# 3. Model Training and Evaluation

This notebook covers:
- Training LSTM + XGBoost hybrid model
- Hyperparameter tuning
- Model evaluation and metrics
- Training volatility prediction model


In [None]:
import sys
from pathlib import Path
import pandas as pd
import numpy as np

project_root = Path('.').resolve().parent
sys.path.insert(0, str(project_root))

from data.fetch_data import CryptoDataFetcher
from src.zigzag_indicator import ZigZagIndicator
from src.features import FeatureEngineer
from src.models import LSTMXGBoostModel, VolatilityModel
from src.utils import time_series_split, normalize_data

## Step 1: Prepare Data

In [None]:
fetcher = CryptoDataFetcher()
btc_15m = fetcher.fetch_symbol_timeframe('BTCUSDT', '15m')

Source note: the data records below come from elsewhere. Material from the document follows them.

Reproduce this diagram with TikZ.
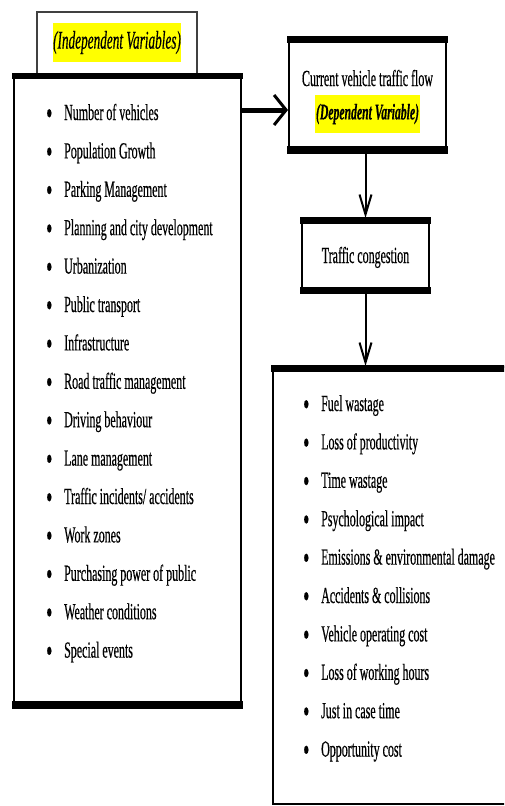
\documentclass[tikz,border=0pt]{standalone}
\usepackage{fontspec}
\setmainfont{Liberation Serif}[FakeStretch=0.52,FakeBold=0.4]
\usetikzlibrary{arrows.meta}
\definecolor{hl}{RGB}{255,255,0}
\begin{document}
\begin{tikzpicture}[x=1pt,y=-1pt,
  panel/.style={draw=black, line width=2pt, fill=white, inner sep=0pt},
  titlebox/.style={draw=black!75, line width=1.2pt, fill=white, inner sep=0pt},
  band/.style={fill=black},
  txt/.style={inner sep=0pt, font=\fontsize{23}{27}\selectfont},
  item/.style={txt, anchor=base west},
  bigarrow/.style={line width=5pt, -{Straight Barb[length=12pt,width=30pt,line width=3pt 0]}},
  smallarrow/.style={line width=2pt, -{Straight Barb[length=20pt,width=12pt,line width=2pt 0]}}]
\useasboundingbox (0,0) rectangle (504,806);
\clip (0,0) rectangle (504,806);
\newcommand{\bul}{\makebox[18pt][l]{\raisebox{-4.5pt}{\fontsize{34}{34}\selectfont\textbullet}}}
% title box
\node[titlebox, minimum width=160pt, minimum height=62pt] (T) at (117,43) {};
\node[fill=hl, inner xsep=0.5pt, inner ysep=0pt, minimum height=39pt, font=\fontsize{25.5}{30}\selectfont\itshape] (TT) at (117,42.5) {(Independent Variables)};
% left box
\node[panel, minimum width=227pt, minimum height=632pt] (L) at (127.5,391) {};
\fill[band] ([xshift=-1pt,yshift=1pt]L.north west) rectangle ([xshift=1pt,yshift=-5pt]L.north east);
\fill[band] ([xshift=-1pt,yshift=7pt]L.south west) rectangle ([xshift=1pt,yshift=-1pt]L.south east);
\foreach \t [count=\i] in {Number of vehicles, Population Growth, Parking Management, Planning and city development, Urbanization, Public transport, Infrastructure, Road traffic management, Driving behaviour, Lane management, Traffic incidents/ accidents, Work zones, Purchasing power of public, Weather conditions, Special events}
  \node[item] (l\i) at (46,{120+38.4*(\i-1)}) {\bul\t};
% dependent box
\node[panel, minimum width=157pt, minimum height=114pt] (D) at (367.5,95) {};
\fill[band] ([xshift=-1pt,yshift=1pt]D.north west) rectangle ([xshift=1pt,yshift=-6pt]D.north east);
\fill[band] ([xshift=-1pt,yshift=7pt]D.south west) rectangle ([xshift=1pt,yshift=-1pt]D.south east);
\node[txt, anchor=base] (D1) at (367.5,86) {Current vehicle traffic flow};
\node[fill=hl, inner xsep=1pt, inner ysep=0pt, minimum height=38pt, font=\fontsize{22.5}{27}\selectfont\bfseries\itshape] (D2) at (367.5,114) {(Dependent Variable)};
% congestion box
\node[panel, minimum width=127pt, minimum height=73pt] (C) at (365.5,255.5) {};
\fill[band] ([xshift=-1pt,yshift=1pt]C.north west) rectangle ([xshift=1pt,yshift=-6pt]C.north east);
\fill[band] ([xshift=-1pt,yshift=6pt]C.south west) rectangle ([xshift=1pt,yshift=-1pt]C.south east);
\node[txt, anchor=base] (C1) at (365.5,263) {Traffic congestion};
% effects box
\node[panel, minimum width=237pt, minimum height=437pt] (R) at (391.5,585.5) {};
\fill[band] ([xshift=-1pt,yshift=1pt]R.north west) rectangle ([xshift=1pt,yshift=-6pt]R.north east);
\foreach \t [count=\i] in {Fuel wastage, Loss of productivity, Time wastage, Psychological impact, Emissions \& environmental damage, Accidents \& collisions, Vehicle operating cost, Loss of working hours, Just in case time, Opportunity cost}
  \node[item] (r\i) at (303,{411+38.4*(\i-1)}) {\bul\t};
% connectors
\coordinate (A) at ([yshift=-15pt]D.west);
\draw[bigarrow] (L.east |- A) -- (A);
\draw[smallarrow] (C.north |- D.south) -- (C.north);
\draw[smallarrow] (C.south) -- (C.south |- R.north);
\end{tikzpicture}
\end{document}
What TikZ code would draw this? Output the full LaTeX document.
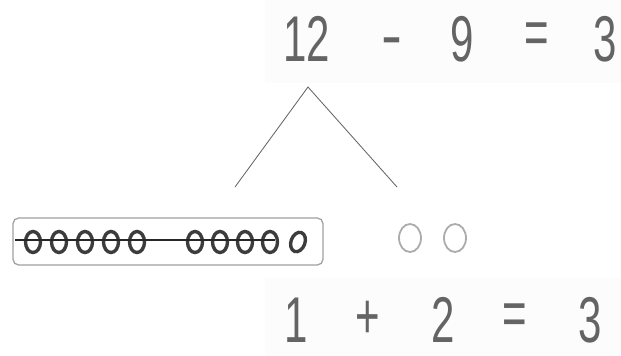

zigzag = ZigZagIndicator(depth=12, deviation=5, backstep=2)
btc_15m = zigzag.label_kbars(btc_15m)

fe = FeatureEngineer(lookback_periods=[5, 10, 20, 50, 200])
btc_15m = fe.calculate_all_features(btc_15m)

feature_cols = fe.get_feature_columns(btc_15m)
print(f'Data prepared. Shape: {btc_15m.shape}, Features: {len(feature_cols)}')

## Step 2: Time Series Split

In [None]:
train_df, val_df, test_df = time_series_split(btc_15m, train_ratio=0.7, validation_ratio=0.15)
print(f'Train: {len(train_df)}, Val: {len(val_df)}, Test: {len(test_df)}')

## Step 3: Train Signal Classification Model

In [None]:
# Prepare data for LSTM
model = LSTMXGBoostModel(timesteps=60, n_features=len(feature_cols))

X_train = train_df[feature_cols].values
y_train = train_df['zigzag_label'].values
X_val = val_df[feature_cols].values
y_val = val_df['zigzag_label'].values
X_test = test_df[feature_cols].values
y_test = test_df['zigzag_label'].values

# Normalize
X_train_norm, train_params = normalize_data(X_train)
X_val_norm = (X_val - train_params['mean']) / (train_params['std'] + 1e-8)
X_test_norm = (X_test - train_params['mean']) / (train_params['std'] + 1e-8)

# Create sequences
X_train_seq, y_train_seq = model.create_sequences(X_train_norm, y_train)
X_val_seq, y_val_seq = model.create_sequences(X_val_norm, y_val)
X_test_seq, y_test_seq = model.create_sequences(X_test_norm, y_test)

print(f'Sequences created. Shape: {X_train_seq.shape}')

## Step 4: Train Model

In [None]:
history = model.train(
    X_train_seq, y_train_seq,
    X_val_seq, y_val_seq,
    epochs=100,
    batch_size=32,
    early_stopping_patience=10
)

print(f'Training complete!')
print(f'LSTM Train Accuracy: {history["lstm_train_acc"]: .4f}')
print(f'LSTM Val Accuracy: {history["lstm_val_acc"]: .4f}')

## Step 5: Evaluate Model

In [None]:
metrics = model.evaluate(X_test_seq, y_test_seq)

print('
Model Evaluation:')
print(f'Accuracy: {metrics["accuracy"]: .4f}')
print(f'Precision: {metrics["precision"]: .4f}')
print(f'Recall: {metrics["recall"]: .4f}')
print(f'F1-Score: {metrics["f1"]: .4f}')

## Step 6: Train Volatility Model

In [None]:
vol_model = VolatilityModel(atr_multiplier=1.5, atr_window=14)

# Create labels and features
y_train_vol = vol_model.create_labels(train_df)
X_train_vol = vol_model.create_features(train_df)

y_val_vol = vol_model.create_labels(val_df)
X_val_vol = vol_model.create_features(val_df)

y_test_vol = vol_model.create_labels(test_df)
X_test_vol = vol_model.create_features(test_df)

# Train
vol_metrics = vol_model.train(X_train_vol, y_train_vol, X_val_vol, y_val_vol)

print('
Volatility Model Metrics:')
for key, value in vol_metrics.items():
    print(f'  {key}: {value: .4f}')

## Conclusion
Model training complete. Both signal classification and volatility models are ready for deployment.